Author | Richard Condon |
---|---|
Language | English |
Published | 1969 |
Publisher | Dial Press |
Publication place | United States |
Mile High was the eighth book by the American satirist and political novelist Richard Condon, first published by Dial Press in 1969. Internationally famous at the time of its publication, primarily because of his 1959 Manchurian Candidate, Condon had begun to lose the respect of critics with the publication of his last few books and the one-time, so-called Condon Cult was mostly a thing of the past. Like his fifth book, An Infinity of Mirrors, Mile High is a consciously ambitious work, primarily concerned with the establishment of Prohibition in the United States, and Condon researched it thoroughly. The first two-thirds of the book, in fact, reads as much like a lively history of New York City gangsterism from the mid-18th century through 1930 as it does a novel.

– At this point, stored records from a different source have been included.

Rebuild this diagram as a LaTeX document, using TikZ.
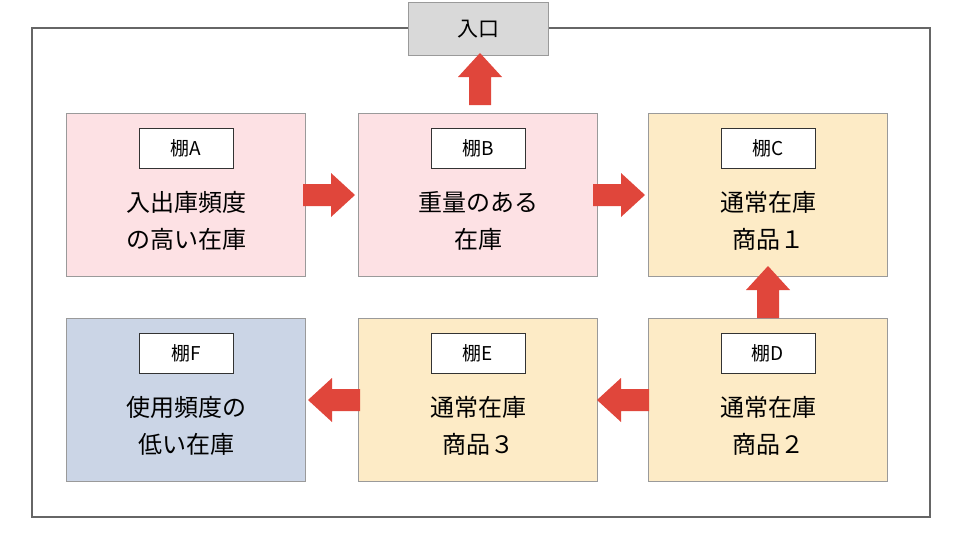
\documentclass[tikz,border=0pt]{standalone}
\usepackage{fontspec}
\newfontfamily\cjk{Noto Sans CJK JP}
\usetikzlibrary{calc}
\definecolor{pk}{HTML}{FDE1E4}
\definecolor{yl}{HTML}{FDEBC6}
\definecolor{bl}{HTML}{CBD5E6}
\definecolor{rd}{HTML}{E0463B}
\definecolor{bd}{HTML}{9A9A9A}
\tikzset{
 box/.style={draw=bd,line width=1pt,minimum width=239pt,minimum height=163pt,anchor=north west},
 tag/.style={draw=black!80,fill=white,line width=0.8pt,minimum width=94pt,minimum height=40pt,font=\cjk\fontsize{19}{19}\selectfont},
 txt/.style={align=center,font=\cjk\fontsize{24}{37}\selectfont},
 arr/.pic={\fill[rd] (-26,-11) -- (2,-11) -- (2,-22) -- (26,0) -- (2,22) -- (2,11) -- (-26,11) -- cycle;}
}
\begin{document}
\begin{tikzpicture}[x=1pt,y=-1pt]
\useasboundingbox (0,0) rectangle (959,533);
\draw[draw=black!60,line width=2.5pt] (32,28) rectangle (930,517);
\node[draw=bd,fill=black!15,line width=1pt,minimum width=140pt,minimum height=53pt,anchor=north west] (ent) at (408,2) {};
\node at (ent.center) {\cjk\fontsize{21}{21}\selectfont 入口};
\foreach \n/\x/\y/\c/\t/\l in {A/66/113/pk/棚A/入出庫頻度\\の高い在庫, B/358/113/pk/棚B/重量のある\\在庫, C/648/113/yl/棚C/通常在庫\\商品１, F/66/318/bl/棚F/使用頻度の\\低い在庫, E/358/318/yl/棚E/通常在庫\\商品３, D/648/318/yl/棚D/通常在庫\\商品２}{
 \node[box,fill=\c] (\n) at (\x,\y) {};
 \node[tag] (t\n) at ([yshift=-35pt]\n.north) {\t};
 \node[txt] (l\n) at ([yshift=-108pt]\n.north) {\l};
}
\pic[rotate=90] at (480,79) {arr};
\pic at (329,195) {arr};
\pic at (619,195) {arr};
\pic[rotate=90] at (768,292) {arr};
\pic[rotate=180] at (623,400) {arr};
\pic[rotate=180] at (334,400) {arr};
\end{tikzpicture}
\end{document}
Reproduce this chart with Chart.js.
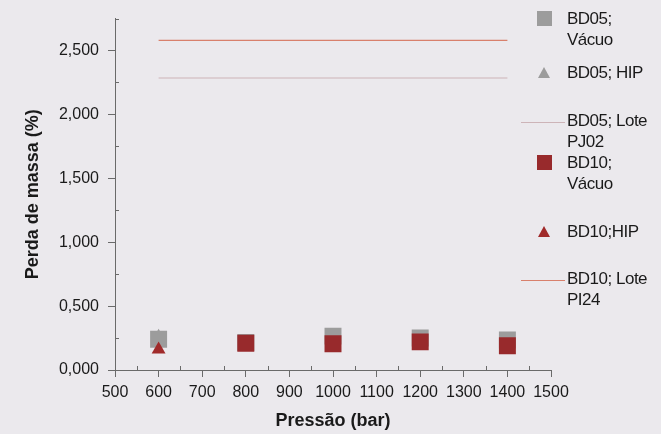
<!DOCTYPE html>
<html>
<head>
<meta charset="utf-8">
<script src="https://cdn.jsdelivr.net/npm/chart.js@4.4.1/dist/chart.umd.min.js"></script>
<style>
  html, body { margin: 0; padding: 0; background: #ebe9ed; }
  #wrap { position: relative; width: 661px; height: 434px; }
  #legend { position: absolute; left: 0; top: 0; width: 661px; height: 434px; pointer-events: none;
            font-family: "Liberation Sans", Arial, sans-serif; font-size: 17px; color: #1a1a1a; }
  .item { position: absolute; left: 567px; line-height: 21px; white-space: nowrap; letter-spacing: -0.5px; }
  .mk { position: absolute; }
</style>
</head>
<body>
<div id="wrap">
  <canvas id="myChart" width="661" height="434"></canvas>
  <div id="legend"></div>
</div>
<script>
// pressure (bar)
const pressures = [600, 800, 1000, 1200, 1400];

// mass loss (%)
const bd05Vacuo = [0.24, 0.215, 0.265, 0.25, 0.235];
const bd10Vacuo = [null, 0.21, 0.205, 0.22, 0.19];
const bd05Hip = [0.26];
const bd10Hip = [0.16];
const hipPressure = [600];

// batch reference lines
const loteRange = [600, 1400];
const bd05Lote = 2.285;
const bd10Lote = 2.58;

const seriesLabels = [
  ["BD05;", "Vácuo"],
  ["BD05; HIP"],
  ["BD05; Lote", "PJ02"],
  ["BD10;", "Vácuo"],
  ["BD10;HIP"],
  ["BD10; Lote", "PI24"]
];

const grayCol = "#9c9c9c";
const redCol = "#982a2c";

function pts(xs, ys) {
  return xs.map((x, i) => ({ x: x, y: ys[i] })).filter(p => p.y !== null);
}

const FONT = "'Liberation Sans', Arial, sans-serif";

// short inside ticks at the minor steps
const minorTicks = {
  id: "minorTicks",
  afterDraw(chart) {
    const c = chart.ctx;
    const xs = chart.scales.x, ys = chart.scales.y;
    c.save();
    c.strokeStyle = "#6a6a6a";
    c.lineWidth = 1;
    c.beginPath();
    xs.ticks.forEach(t => {
      if (t.value % 100 !== 0) {
        const px = Math.round(xs.getPixelForValue(t.value)) + 0.5;
        c.moveTo(px, ys.bottom);
        c.lineTo(px, ys.bottom - 4);
      }
    });
    ys.ticks.forEach(t => {
      if (Math.abs(t.value * 2 - Math.round(t.value * 2)) > 1e-6) {
        const py = Math.round(ys.getPixelForValue(t.value)) + 0.5;
        c.moveTo(xs.left, py);
        c.lineTo(xs.left + 4, py);
      }
    });
    c.stroke();
    c.restore();
  }
};

const ctx = document.getElementById("myChart");

const chart = new Chart(ctx, {
  type: "scatter",
  data: {
    datasets: [
      { label: seriesLabels[0], data: pts(pressures, bd05Vacuo), pointStyle: "rect",
        pointRadius: 12, backgroundColor: grayCol, borderColor: grayCol, borderWidth: 0, order: 2 },
      { label: seriesLabels[1], data: pts(hipPressure, bd05Hip), pointStyle: "triangle",
        pointRadius: 8, backgroundColor: grayCol, borderColor: grayCol, borderWidth: 0, order: 3 },
      { label: seriesLabels[2], data: pts(loteRange, [bd05Lote, bd05Lote]), type: "line",
        showLine: true, pointRadius: 0, borderColor: "#cdb4b8", borderWidth: 1.2, order: 4 },
      { label: seriesLabels[3], data: pts(pressures, bd10Vacuo), pointStyle: "rect",
        pointRadius: 12, backgroundColor: redCol, borderColor: redCol, borderWidth: 0, order: 1 },
      { label: seriesLabels[4], data: pts(hipPressure, bd10Hip), pointStyle: "triangle",
        pointRadius: 8, backgroundColor: "#a02a2a", borderColor: "#a02a2a", borderWidth: 0, order: 0 },
      { label: seriesLabels[5], data: pts(loteRange, [bd10Lote, bd10Lote]), type: "line",
        showLine: true, pointRadius: 0, borderColor: "#d8806c", borderWidth: 1.2, order: 4 }
    ]
  },
  options: {
    responsive: false,
    animation: false,
    layout: { padding: { left: 18, right: 110, top: 16, bottom: 0 } },
    plugins: { legend: { display: false }, tooltip: { enabled: false } },
    scales: {
      x: {
        type: "linear", min: 500, max: 1500,
        afterFit: s => { s.height = 64; },
        ticks: {
          stepSize: 50, autoSkip: false, padding: 6, color: "#1a1a1a",
          maxRotation: 0, minRotation: 0,
          font: { family: FONT, size: 16 },
          callback: v => (v % 100 === 0 ? String(v) : "")
        },
        grid: {
          drawOnChartArea: false, tickLength: 7,
          color: c => (c.tick && c.tick.value % 100 === 0 ? "#6a6a6a" : "rgba(0,0,0,0)")
        },
        border: { color: "#6a6a6a" },
        title: { display: true, text: "Pressão (bar)", color: "#1a1a1a",
                 font: { family: FONT, size: 18, weight: "bold" }, padding: { top: 0, bottom: 2 } }
      },
      y: {
        min: 0, max: 2.75,
        afterFit: s => { s.width = 97; },
        ticks: {
          stepSize: 0.25, autoSkip: false, padding: 9, color: "#1a1a1a",
          font: { family: FONT, size: 16 },
          callback: v => (Math.abs(v * 2 - Math.round(v * 2)) < 1e-6 ? v.toFixed(3).replace(".", ",") : "")
        },
        grid: {
          drawOnChartArea: false, tickLength: 7,
          color: c => (c.tick && Math.abs(c.tick.value * 2 - Math.round(c.tick.value * 2)) < 1e-6 ? "#6a6a6a" : "rgba(0,0,0,0)")
        },
        border: { color: "#6a6a6a" },
        title: { display: true, text: "Perda de massa (%)", color: "#1a1a1a",
                 font: { family: FONT, size: 18, weight: "bold" }, padding: 4 }
      }
    }
  },
  plugins: [minorTicks]
});

// FOR LEGEND (html, to place the entries like the original)
const legendTop = [8, 62, 110, 152, 221, 268];

function renderLegend() {
  const box = document.getElementById("legend");
  box.innerHTML = chart.data.datasets.map((ds, i) => {
    const top = legendTop[i];
    const mid = top + 11;
    let mk = "";
    if (ds.pointStyle === "rect") {
      mk = `<div class="mk" style="left:537px;top:${mid - 8}px;width:15px;height:15px;background:${ds.backgroundColor}"></div>`;
    } else if (ds.pointStyle === "triangle") {
      mk = `<div class="mk" style="left:538px;top:${mid - 6}px;width:0;height:0;border-left:6px solid transparent;border-right:6px solid transparent;border-bottom:11px solid ${ds.backgroundColor}"></div>`;
    } else {
      mk = `<div class="mk" style="left:521px;top:${mid + 1}px;width:44px;height:1px;background:${ds.borderColor}"></div>`;
    }
    return mk + `<div class="item" style="top:${top}px">${ds.label.join("<br>")}</div>`;
  }).join("");
}

renderLegend();
</script>
</body>
</html>
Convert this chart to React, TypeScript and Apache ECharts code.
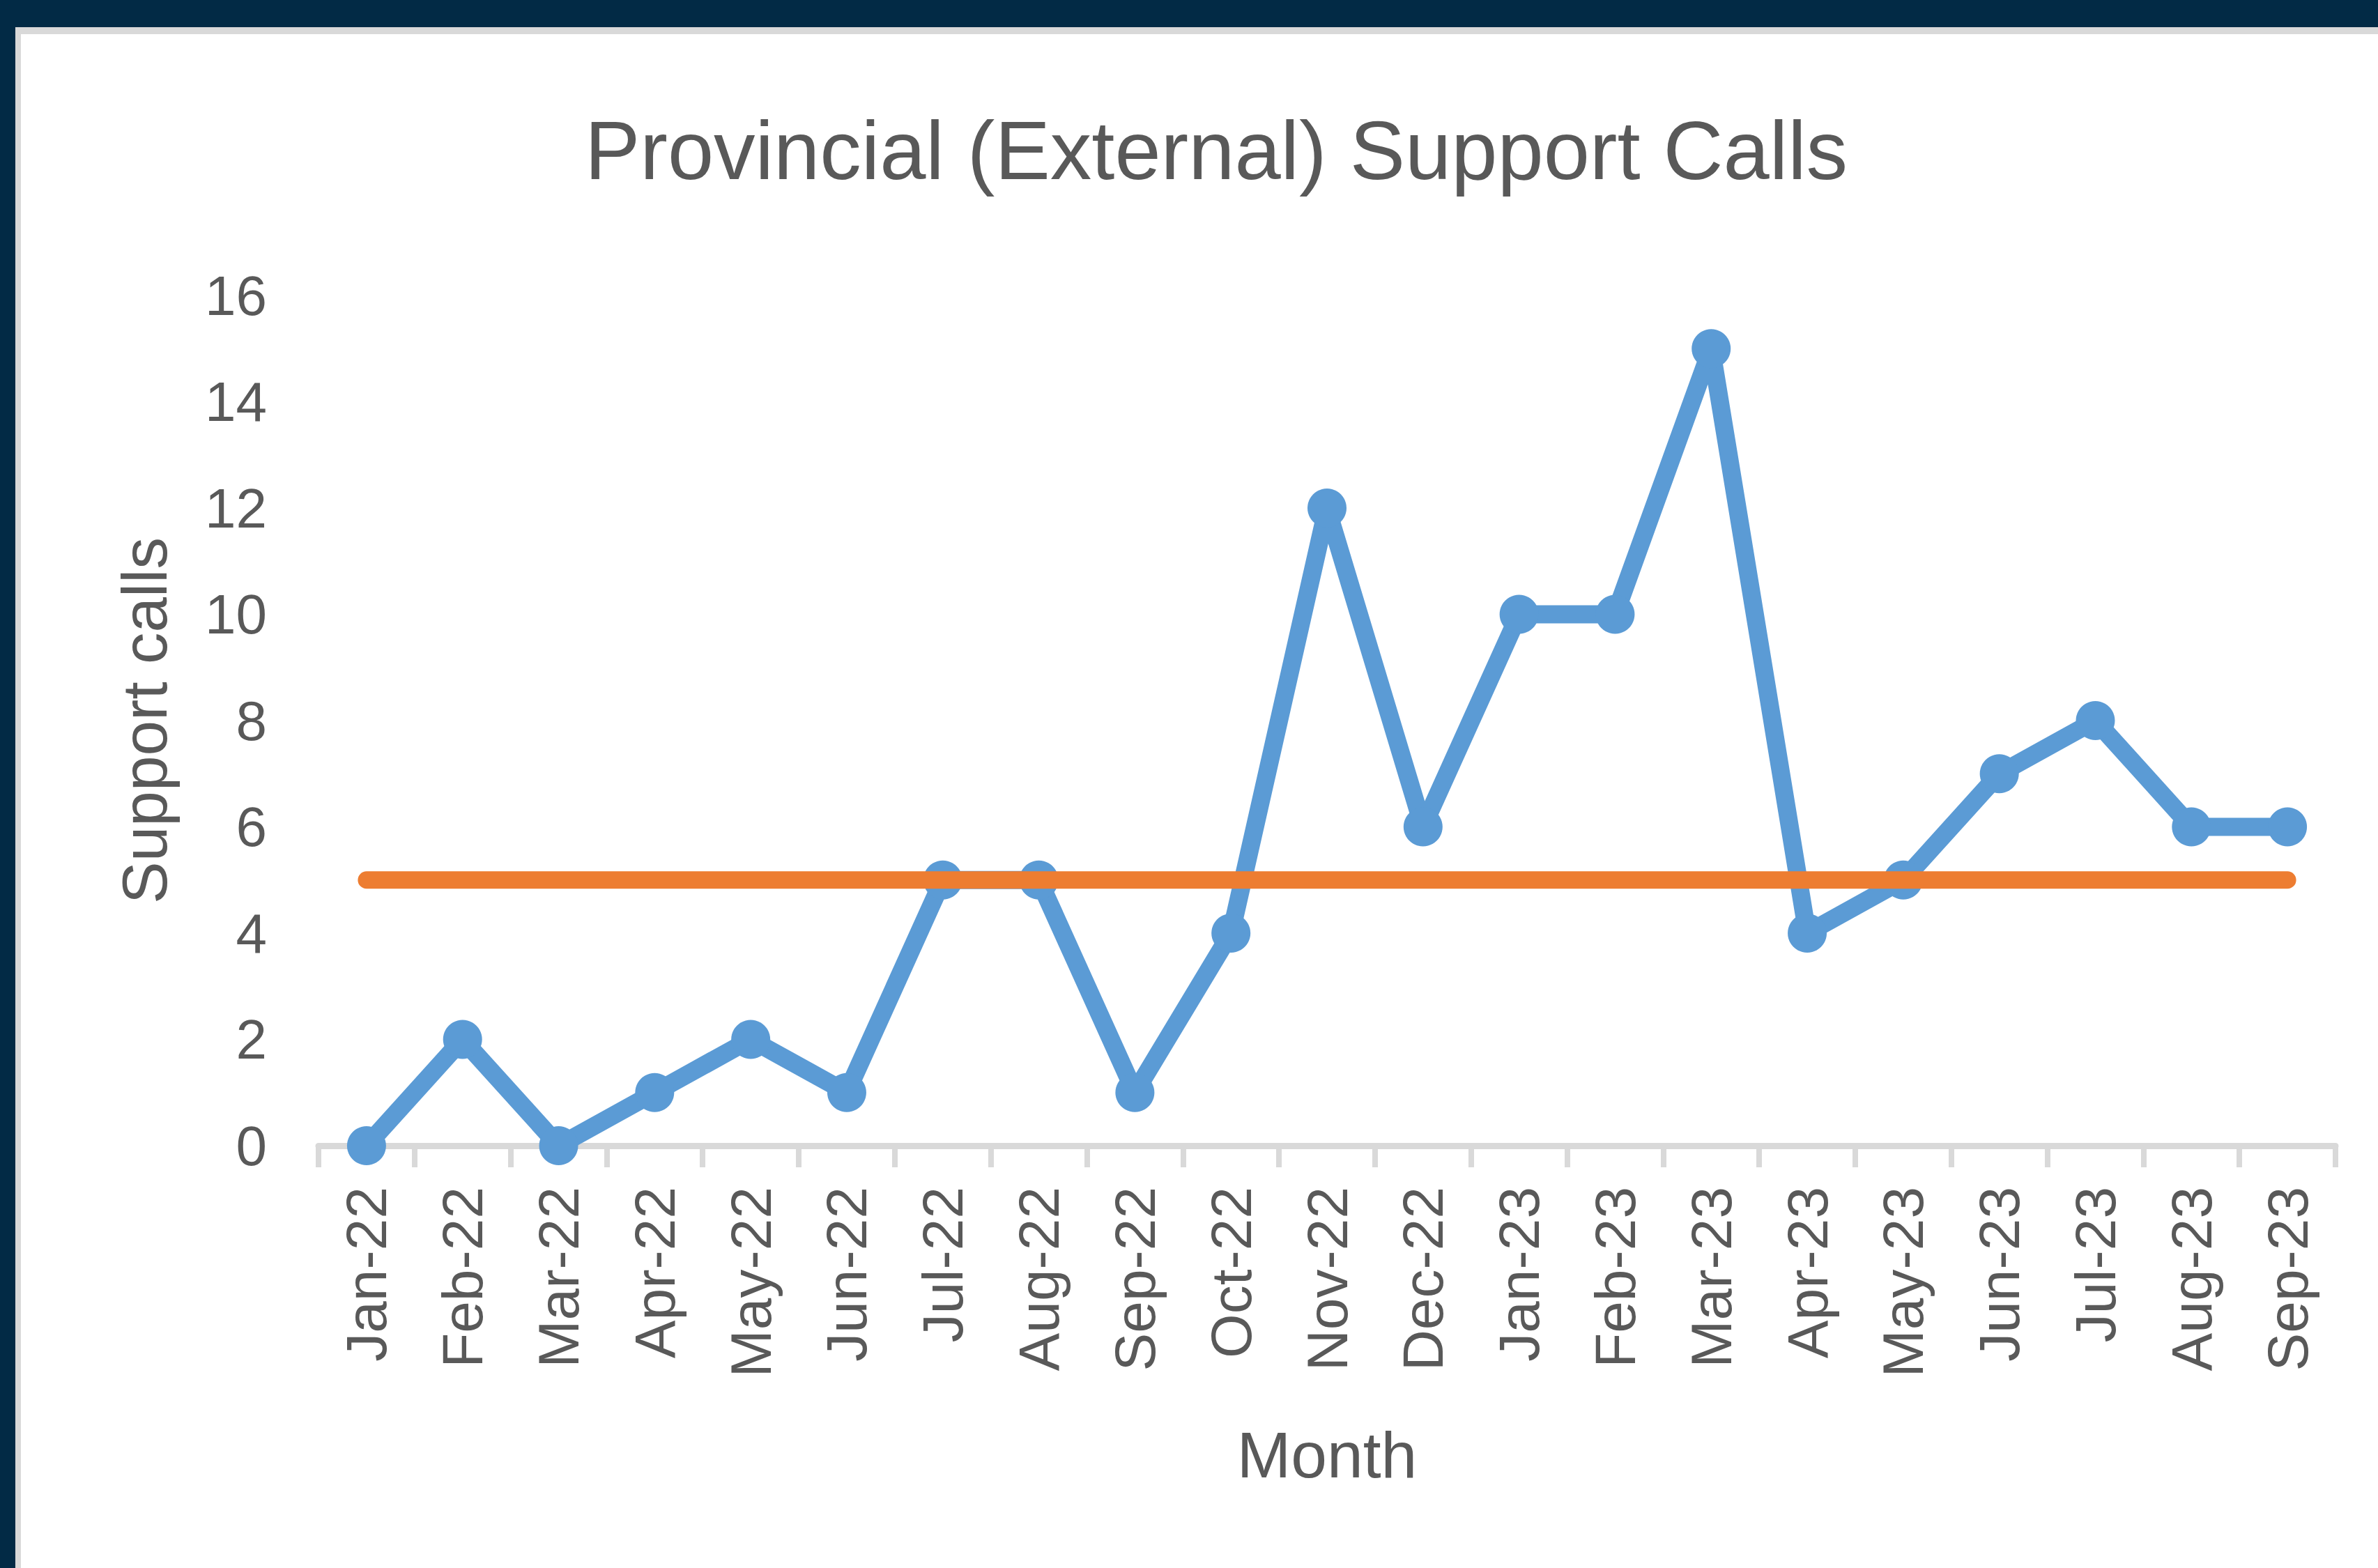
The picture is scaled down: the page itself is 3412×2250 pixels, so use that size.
import React, { useEffect, useRef } from "react";
import * as echarts from "echarts";

const months = [
  "Jan-22", "Feb-22", "Mar-22", "Apr-22", "May-22", "Jun-22", "Jul-22",
  "Aug-22", "Sep-22", "Oct-22", "Nov-22", "Dec-22", "Jan-23", "Feb-23",
  "Mar-23", "Apr-23", "May-23", "Jun-23", "Jul-23", "Aug-23", "Sep-23",
];
const supportCalls = [0, 2, 0, 1, 2, 1, 5, 5, 1, 4, 12, 6, 10, 10, 15, 4, 5, 7, 8, 6, 6];
const target = [5, 5, 5, 5, 5, 5, 5, 5, 5, 5, 5, 5, 5, 5, 5, 5, 5, 5, 5, 5, 5];

const W = 3412;
const H = 2250;
const TEXT = "#595959";
const FONT = "'Liberation Sans', Arial, sans-serif";

export default function App() {
  const ref = useRef<HTMLDivElement>(null);
  useEffect(() => {
    if (!ref.current) return;
    const chart = echarts.init(ref.current, undefined, { renderer: "svg" });
    chart.setOption({
      animation: false,
      backgroundColor: "#022A45",
      textStyle: { fontFamily: FONT },
      graphic: [
        { type: "rect", z: -100, silent: true, shape: { x: 22, y: 39, width: W - 22, height: H - 39 }, style: { fill: "#D9D9D9" } },
        { type: "rect", z: -99, silent: true, shape: { x: 30, y: 49, width: W - 30, height: H - 49 }, style: { fill: "#FFFFFF" } },
        {
          type: "text", z: 10, x: 1745, y: 215,
          style: { text: "Provincial (External) Support Calls", fill: TEXT, font: `119px ${FONT}`, align: "center", verticalAlign: "middle" },
        },
      ],
      grid: { left: 457, right: 61, top: 424, bottom: 606, containLabel: false },
      xAxis: {
        type: "category",
        data: months,
        boundaryGap: true,
        name: "Month",
        nameLocation: "middle",
        nameGap: 397,
        nameTextStyle: { color: TEXT, fontSize: 93, fontFamily: FONT },
        axisLine: { show: true, lineStyle: { color: "#D9D9D9", width: 9 } },
        axisTick: { show: true, length: 31, lineStyle: { color: "#D9D9D9", width: 8 } },
        axisLabel: { rotate: 90, margin: 59, color: TEXT, fontSize: 82, fontFamily: FONT, interval: 0 },
        splitLine: { show: false },
      },
      yAxis: {
        type: "value",
        min: 0,
        max: 16,
        interval: 2,
        name: "Support calls",
        nameLocation: "middle",
        nameGap: 204,
        nameTextStyle: { color: TEXT, fontSize: 91, fontFamily: FONT },
        axisLine: { show: false },
        axisTick: { show: false },
        splitLine: { show: false },
        axisLabel: { margin: 74, color: TEXT, fontSize: 80, fontFamily: FONT },
      },
      series: [
        {
          name: "Support calls",
          type: "line",
          data: supportCalls,
          symbol: "circle",
          symbolSize: 56,
          itemStyle: { color: "#5B9BD5", borderWidth: 0 },
          lineStyle: { color: "#5B9BD5", width: 26, join: "round" },
          z: 2,
        },
        {
          name: "Target",
          type: "line",
          data: target,
          showSymbol: false,
          symbol: "none",
          itemStyle: { color: "#ED7D31" },
          lineStyle: { color: "#ED7D31", width: 25, cap: "round" },
          z: 3,
        },
      ],
    });
    return () => chart.dispose();
  }, []);
  return <div ref={ref} style={{ position: "absolute", left: 0, top: 0, width: W, height: H }} />;
}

Mile High is a three-generational story, beginning with Paddy West, a penniless, totally amoral immigrant from Ireland who through shrewdness and brutality makes himself into the most powerful political boss in New York City; with Paddy's death in 1911 as a Tammany Hall leader, his even shrewder and more brutal son, Edward Courance West, becomes the center of the story, as, at age 20, he conceives, full-blown, a scheme for imposing Prohibition on the United States—purely as a means of making himself an unsurpassed fortune; and finally, in 1958, with Eddie West now the richest man in the world, but also criminally insane, the story shifts to his second son, Walter, a non-criminal architect, and his beautiful new black wife—a woman that the murderous racist Eddie West intends to torture and kill. The book is divided into three parts: "The Minotaur" (the longest); "Theseus and Wife"; and "The Labyrinth".
Curiously enough, it was published within a few months of a somewhat similar novel about multi-generational New York gangsters, The Godfather, by a relatively unknown author, Mario Puzo. Puzo and his book went on to worldwide renown, and while Mile High was received reasonably well, it did little to enhance Condon's reputation. This would have to wait a further two decades for his quartet of novels about the Prizzi family and its Hollywood adaptation, Prizzi's Honor.